Dr. Guoming Yu is a Professor of Journalism and Communication at Renmin University of China. He also serves as the Associate Dean of School of Journalism and Communication and the Director of Public Opinion Research Center. Dr. Yu is also the President of the Chinese Media Economics Association, Vice President of the Chinese Communication Association, Vice President of the Higher Education Committee at China Television Artists Association, and Executive Director of the China Youth & Children Research Center. He also provides advice and support to General Administration of Press and Publication and the Taiwan Affairs Office of the State Council.

Dr. Yu’s research interests include Journalism and Communication Theories, Public Opinion Theories and Methods, and Media Economics and Social Development. He is a leading scholar of empirical research in Communication in China and has conducted over 400 projects since 1980s. Dr. Yu has published 21 books and over 400 papers, articles, and reports. He ranks No. 2 in terms of number of publications and No. 3 in terms of citations in the field of Journalism and Communication in China. He has also been honored as one of the “Top ten innovative characters for Chinese media,” “Great minds for Chinese media development,” and “Ten most influential figures on Chinese media development in the past 60 years.”
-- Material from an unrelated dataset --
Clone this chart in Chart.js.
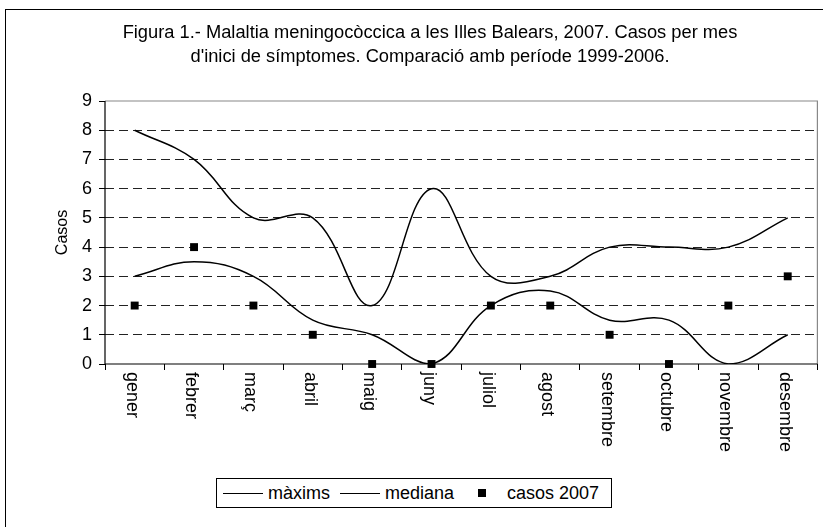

His selective publications include Look into media industry in China: Reform motivation and future directions(1993); Public opinion research in China (1993); The essence of media industry and competition strategy (2003);Public opinion: theories, methods and application (2005); Soft power of Chinese media (2009); Microblog: Examination of the new platform for communication—Influence model and its social application (2011); Bluebook of media industry development index in China (2012); Annual report on public opinion in China (2012). In recent years, he has devoted himself to the applications of digital text analysis to monitor and examine online public opinion, and the explorations of utilizing cognitive neuroscience methods in communication studies.